Opinión

Larga vida al libro

ESCRIBO a todo correr, como si fuera uno de esos plumillas talentosos que se arrastran hasta la madrugada en antros turbios donde la vida cobra otras formas, a la vez más borrosas y más nítidas –en la noche todos las contradicciones son posibles– y llegan siempre tarde a la redacción oliendo a tabaco y al aliento de seres que no tienen hogar al que volver y, si lo tienen, acostumbran a olvidarlo.

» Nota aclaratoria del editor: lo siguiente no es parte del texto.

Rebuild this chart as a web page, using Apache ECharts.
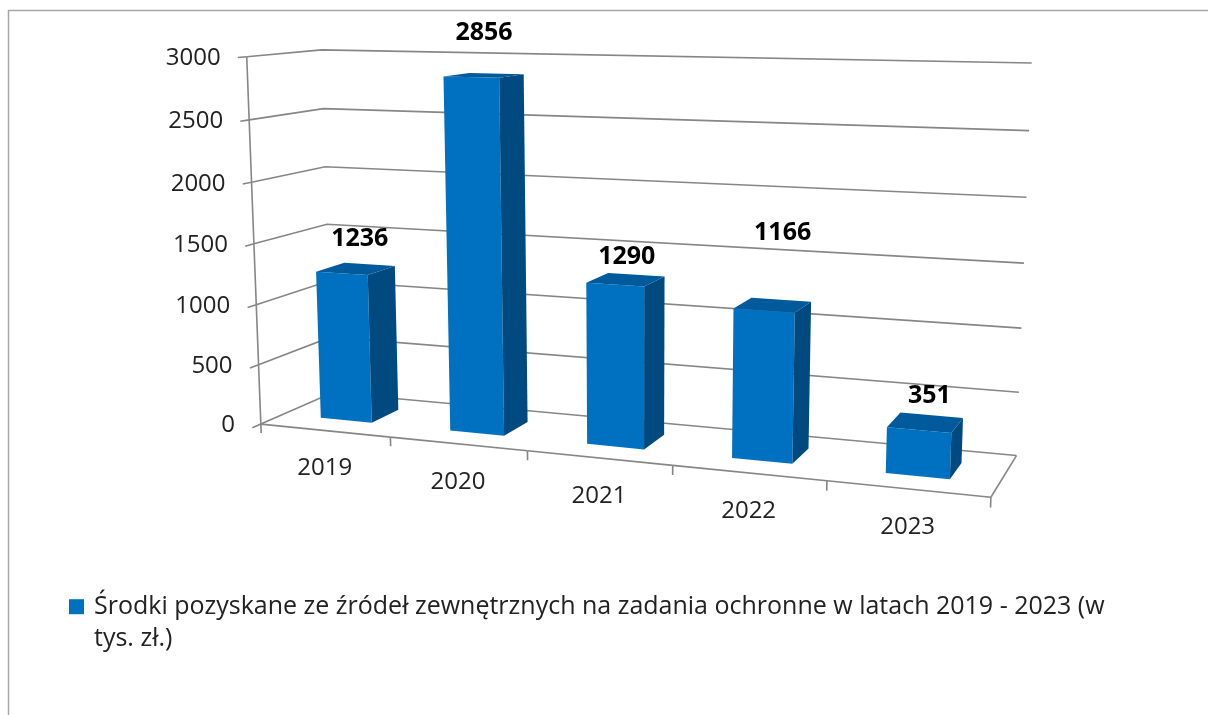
<!DOCTYPE html>
<html>
<head>
<meta charset="utf-8">
<title>Środki pozyskane ze źródeł zewnętrznych</title>
<script src="https://cdn.jsdelivr.net/npm/echarts@6.0.0/dist/echarts.min.js"></script>
<style>
  html, body { margin: 0; padding: 0; background: #fff; }
  #chart { width: 1208px; height: 715px; }
</style>
</head>
<body>
<div id="chart"></div>
<script>
const years = ['2019', '2020', '2021', '2022', '2023'];
const values = [1236, 2856, 1290, 1166, 351];
const yTicks = [0, 500, 1000, 1500, 2000, 2500, 3000];
const seriesName = 'Środki pozyskane ze źródeł zewnętrznych na zadania ochronne w latach 2019 - 2023 (w tys. zł.)';

// 3D look: screen spots of a few points of the chart box
// u = across categories, v = up the value axis, w = into the depth (all 0..1)
const viewPoints = [
  [0, 0 / 6, 0, 261.0, 424.3], [0, 1 / 6, 0, 258.6, 365.0], [0, 2 / 6, 0, 256.2, 304.0],
  [0, 3 / 6, 0, 253.9, 243.3], [0, 4 / 6, 0, 251.5, 182.3], [0, 5 / 6, 0, 249.1, 120.0],
  [0, 6 / 6, 0, 246.7, 56.7],
  [1, 0 / 6, 1, 1016.0, 456.0], [1, 1 / 6, 1, 1019.0, 392.0], [1, 2 / 6, 1, 1021.7, 327.7],
  [1, 3 / 6, 1, 1024.0, 262.7], [1, 4 / 6, 1, 1026.7, 197.3], [1, 5 / 6, 1, 1029.0, 130.7],
  [1, 6 / 6, 1, 1031.7, 63.3],
  [0, 6 / 6, 1, 321.7, 50.0], [0, 5 / 6, 1, 323.0, 109.0], [0, 4 / 6, 1, 325.7, 166.7],
  [0, 3 / 6, 1, 326.7, 224.0],
  [0.2, 0, 0, 391.0, 437.3], [0.4, 0, 0, 526.7, 450.9], [0.6, 0, 0, 673.3, 465.5],
  [0.8, 0, 0, 826.7, 480.9], [1, 0, 0, 990.7, 497.3]
];

const barShare = 0.4;            // bar width as part of a category band
const barDepth = [0.3, 0.7];     // bar front and back inside the floor depth
// hand placed data labels (px shift from the default spot)
const labelNudge = {
  '2019': [4, -3], '2020': [0, -15], '2021': [1, 4], '2022': [10, -45], '2023': [4, 0]
};
const lineColor = '#868686';
const textColor = '#222';
const font = '"Open Sans", Lato, sans-serif';

// least squares fit of a 3x4 projection (last term fixed to 1)
function fitProjection(points) {
  const n = 11;
  const A = Array.from({ length: n }, () => new Array(n + 1).fill(0));
  points.forEach(([u, v, w, x, y]) => {
    const rows = [
      [[u, v, w, 1, 0, 0, 0, 0, -x * u, -x * v, -x * w], x],
      [[0, 0, 0, 0, u, v, w, 1, -y * u, -y * v, -y * w], y]
    ];
    rows.forEach(([r, b]) => {
      for (let i = 0; i < n; i++) {
        for (let j = 0; j < n; j++) A[i][j] += r[i] * r[j];
        A[i][n] += r[i] * b;
      }
    });
  });
  for (let c = 0; c < n; c++) {
    let p = c;
    for (let r = c + 1; r < n; r++) if (Math.abs(A[r][c]) > Math.abs(A[p][c])) p = r;
    [A[c], A[p]] = [A[p], A[c]];
    for (let r = 0; r < n; r++) {
      if (r === c) continue;
      const f = A[r][c] / A[c][c];
      for (let k = c; k <= n; k++) A[r][k] -= f * A[c][k];
    }
  }
  return A.map((row, i) => row[n] / row[i]);
}
const m = fitProjection(viewPoints);
function P(u, v, w) {
  const d = m[8] * u + m[9] * v + m[10] * w + 1;
  return [
    (m[0] * u + m[1] * v + m[2] * w + m[3]) / d,
    (m[4] * u + m[5] * v + m[6] * w + m[7]) / d
  ];
}
const toU = (cs, px) => (px - cs.x) / cs.width;
const toV = (cs, py) => (cs.y + cs.height - py) / cs.height;

function seg(a, b) {
  return {
    type: 'line',
    shape: { x1: a[0], y1: a[1], x2: b[0], y2: b[1] },
    style: { stroke: lineColor, lineWidth: 1.6 }
  };
}

function renderGridLine(params, api) {
  const cs = params.coordSys;
  const v = toV(cs, api.coord([0, api.value(1)])[1]);
  const front = P(0, v, 0);
  return {
    type: 'group',
    children: [
      {
        type: 'polyline',
        shape: { points: [front, P(0, v, 1), P(1, v, 1)] },
        style: { stroke: lineColor, lineWidth: 1.6, fill: null }
      },
      seg(P(0, v, -0.11), front),
      {
        type: 'text',
        style: {
          text: String(api.value(1)), x: front[0] - 26, y: front[1] + 1.5,
          align: 'right', verticalAlign: 'middle',
          fontFamily: font, fontSize: 24, fill: textColor
        }
      }
    ]
  };
}

function renderCategory(params, api) {
  const cs = params.coordSys;
  const i = api.value(0);
  const mid = api.coord([i, 0])[0];
  const band = api.size([1, 0])[0];
  const uL = toU(cs, mid - band / 2);
  const uR = toU(cs, mid + band / 2);
  const base = P(toU(cs, mid), 0, 0);
  const children = [
    seg(P(uL, 0, 0), P(uR, 0, 0)),
    seg(P(uL, 0, 0), P(uL, -0.025, 0)),
    {
      type: 'text',
      style: {
        text: years[i], x: base[0], y: base[1] + 38,
        align: 'center', verticalAlign: 'middle',
        fontFamily: font, fontSize: 24, fill: textColor
      }
    }
  ];
  if (params.dataIndex === 0) children.push(seg(P(0, 0, 0), P(0, 1, 0)));
  if (params.dataIndex === years.length - 1) {
    children.push(seg(P(uR, 0, 0), P(uR, -0.025, 0)));
    children.push(seg(P(uR, 0, 0), P(uR, 0, 1)));
  }
  return { type: 'group', children };
}

function renderBar(params, api) {
  const cs = params.coordSys;
  const top = api.coord([api.value(0), api.value(1)]);
  const half = api.size([1, 0])[0] * barShare / 2;
  const u0 = toU(cs, top[0] - half);
  const u1 = toU(cs, top[0] + half);
  const v1 = toV(cs, top[1]);
  const [w0, w1] = barDepth;
  const anchor = P((u0 + u1) / 2, v1, (w0 + w1) / 2);
  const nudge = labelNudge[years[api.value(0)]] || [0, 0];
  return {
    type: 'group',
    children: [
      { type: 'polygon', shape: { points: [P(u0, 0, w0), P(u1, 0, w0), P(u1, v1, w0), P(u0, v1, w0)] }, style: { fill: '#0070c0' } },
      { type: 'polygon', shape: { points: [P(u1, 0, w0), P(u1, 0, w1), P(u1, v1, w1), P(u1, v1, w0)] }, style: { fill: '#004a80' } },
      { type: 'polygon', shape: { points: [P(u0, v1, w0), P(u1, v1, w0), P(u1, v1, w1), P(u0, v1, w1)] }, style: { fill: '#005a9c' } },
      {
        type: 'text',
        style: {
          text: String(api.value(1)), x: anchor[0] + nudge[0], y: anchor[1] - 27 + nudge[1],
          align: 'center', verticalAlign: 'middle',
          fontFamily: font, fontSize: 25, fontWeight: 'bold', fill: '#000'
        }
      }
    ]
  };
}

const chart = echarts.init(document.getElementById('chart'));
chart.setOption({
  animation: false,
  backgroundColor: '#fff',
  grid: { left: 0, right: 0, top: 0, bottom: 0 },
  xAxis: { type: 'category', data: years, show: false },
  yAxis: { type: 'value', min: 0, max: 3000, interval: 500, show: false },
  legend: {
    left: 69,
    top: 558.7,
    padding: 0,
    icon: 'rect',
    itemWidth: 15,
    itemHeight: 15,
    selectedMode: false,
    data: [seriesName],
    // empty first line keeps the first real line level with the square
    formatter: name => '\n' + name.replace(' tys.', '\ntys.'),
    textStyle: {
      fontFamily: font, fontSize: 25, color: textColor,
      lineHeight: 32, padding: [0, 0, 0, 5]
    }
  },
  graphic: [{
    type: 'rect',
    silent: true,
    shape: { x: 8.5, y: 10.5, width: 1400, height: 1000 },
    style: { fill: null, stroke: '#a6a6a6', lineWidth: 1.5 }
  }],
  series: [
    {
      type: 'custom', name: 'grid', silent: true, clip: false,
      encode: { x: 0, y: 1 },
      renderItem: renderGridLine,
      data: yTicks.map(t => [0, t])
    },
    {
      type: 'custom', name: 'axis', silent: true, clip: false,
      encode: { x: 0, y: 1 },
      renderItem: renderCategory,
      data: years.map((y, i) => [i, 0])
    },
    {
      type: 'custom', name: seriesName, clip: false,
      encode: { x: 0, y: 1 },
      itemStyle: { color: '#0070c0' },
      renderItem: renderBar,
      data: values.map((v, i) => [i, v])
    }
  ]
});
</script>
</body>
</html>
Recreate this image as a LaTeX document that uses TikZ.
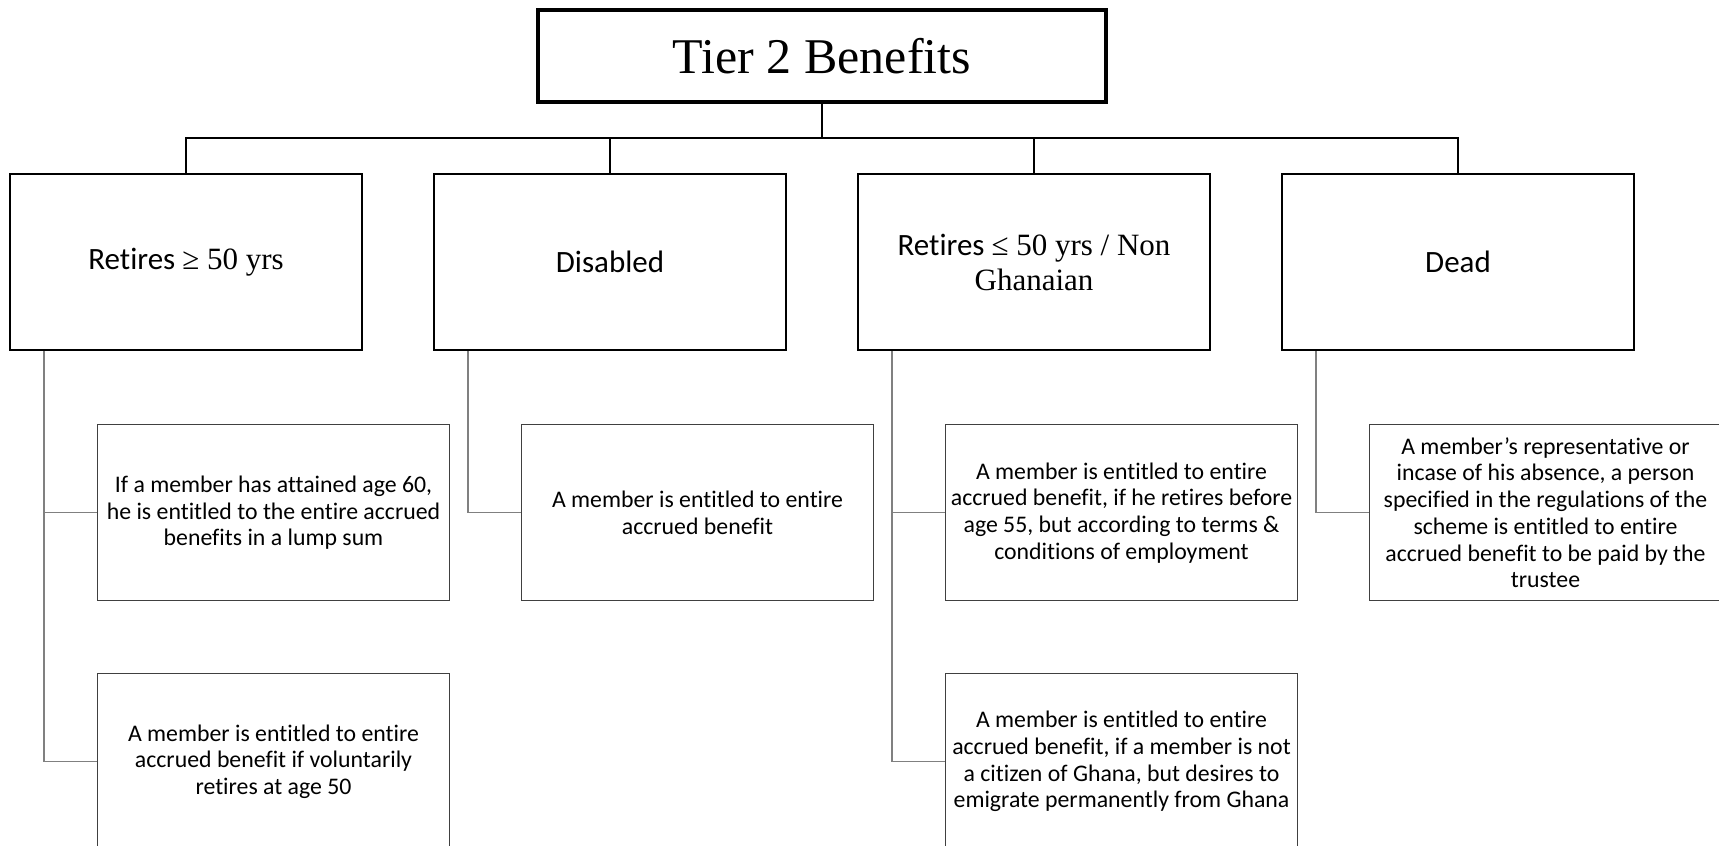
\documentclass[tikz,border=0pt]{standalone}
\usepackage{fontspec}
\setmainfont{Carlito}[Ligatures=CommonOff]
\newfontfamily\timesfont{Liberation Serif}
\tikzset{
  headbox/.style={draw,line width=3.5pt,minimum width=568pt,minimum height=92pt,font=\timesfont\fontsize{50}{58}\selectfont},
  catbox/.style={draw,line width=2.2pt,minimum width=352pt,minimum height=176pt,align=center,font=\fontsize{31}{35}\selectfont},
  notebox/.style={draw=black!75,line width=1.2pt,minimum width=352pt,minimum height=176pt,inner sep=3pt,align=center,anchor=north west,font=\fontsize{23.8}{26.7}\selectfont},
  trunk/.style={line width=2pt},
  twig/.style={draw=black!50,line width=1.2pt}
}
\begin{document}
\begin{tikzpicture}[x=1pt,y=1pt]
        \useasboundingbox (0,0) rectangle (1719,-846);
        \node[headbox] (top) at (822,-56) {Tier 2 Benefits};
        \coordinate (bus) at (822,-138);
        \draw[trunk] (top.south) -- (bus);
        \foreach \x/\txt [count=\i] in {
          186/{Retires {\timesfont ≥ 50 yrs}},
          610/{Disabled},
          1034/{Retires {\timesfont ≤ 50 yrs / Non}\\{\timesfont Ghanaian}},
          1458/{Dead}}{
          \node[catbox] (cat\i) at (\x,-262) {\txt};
          \draw[trunk] (bus) -| (cat\i.north);
        }
        % notes under each category
        \node[notebox] (a1) at ([shift={(88,-73)}]cat1.south west) {If a member has attained age 60,\\he is entitled to the entire accrued\\benefits in a lump sum};
        \node[notebox] (a2) at ([shift={(88,-322)}]cat1.south west) {A member is entitled to entire\\accrued benefit if voluntarily\\retires at age 50};
        \node[notebox] (b1) at ([shift={(88,-73)}]cat2.south west) {A member is entitled to entire\\accrued benefit};
        \node[notebox] (c1) at ([shift={(88,-73)}]cat3.south west) {A member is entitled to entire\\accrued benefit, if he retires before\\age 55, but according to terms \&\\conditions of employment};
        \node[notebox] (c2) at ([shift={(88,-322)}]cat3.south west) {A member is entitled to entire\\accrued benefit, if a member is not\\a citizen of Ghana, but desires to\\emigrate permanently from Ghana};
        \node[notebox] (d1) at ([shift={(88,-73)}]cat4.south west) {A member’s representative or\\incase of his absence, a person\\specified in the regulations of the\\scheme is entitled to entire\\accrued benefit to be paid by the\\trustee};
        \draw[twig] ([xshift=35pt]cat1.south west) |- (a1.west);
        \draw[twig] ([xshift=35pt]cat1.south west) |- (a2.west);
        \draw[twig] ([xshift=35pt]cat2.south west) |- (b1.west);
        \draw[twig] ([xshift=35pt]cat3.south west) |- (c1.west);
        \draw[twig] ([xshift=35pt]cat3.south west) |- (c2.west);
        \draw[twig] ([xshift=35pt]cat4.south west) |- (d1.west);
      \end{tikzpicture}
\end{document}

Creo que ya no existen, y en cualquier caso, yo ni soy periodista ni poseo el arte de la palabra incisiva que recorta la realidad con la exactitud de una radial. Más bien abro ventanas cada domingo con la maña torpe del carpintero del pueblo de mi madre, el Rachapaus, que tomaba as medidas cas maus.

Mi ventana de hoy es la de Cronopios. Regalar un libro es un acto de amor y el 23 de abril las librerías se llenan de seres que aman, por eso es el día más hermoso del año y por eso tal día como hoy nuestros espacios rezuman algo mágico.

Desde mi trastienda acristalada y algo elevada observo a la gente que se mueve entre los estantes. Un hombre joven hojea un ejemplar del último de Posteguillo. Lo agarra con los mismos brazos con los que rodea a su bebé. La criatura, diminuta, estira la cabecita tranquila, tal vez mecido por el olor embriagante del papel.

Un niño se acerca al mostrador y nos desea con su voz infantil un feliz día del libro. Nos pide una historia de miedo mientras su madre se decide por La risa en la antigua Roma, de Mary Beard.

Tres preadolescentes se arremolinan sobre una mesa. Comentan entusiasmadas trilogías y sagas. A esta edad lo que se lleva son las historias de amor. Si estuviera una abuela con ellas preguntaría, con prevención, si hay escenas de sexo y ellas pondrían los ojos en blanco esperando que la librera no se entere que en la página 68 hay una bajada al pilón. Pero están solas y escogen sin censura y pagan con billetitos muy enrollados que sacan del bolsillo del pantalón.

Una mujer joven se lleva a Dickens, las Grandes esperanzas nunca fallan. Una chica de pelo morado carga con El peligro de estar cuerda. Lo coge con delicadeza con sus uñas pintadas cada una de un color. Cuando lo abra se dará cuenta de que Rosa Montero tiene la virtud de escribir como si lo hiciera especialmente para ella.

María cumple veintidós años y sus familiares vienen a buscar los títulos entre la lista que ella ha dejado. Cada vez que entra uno, Adriana y Conchi, entusiasmadas, están a punto de cantar cumpleaños feliz.

Me dejo arrullar por el frufrú del papel de regalo, por las voces amables de mis compañeras, por las sonrisas tímidas o entusiastas, susurrantes o estentóreas del ejército de lectores que defiende la eterna vida del libro con su pasión.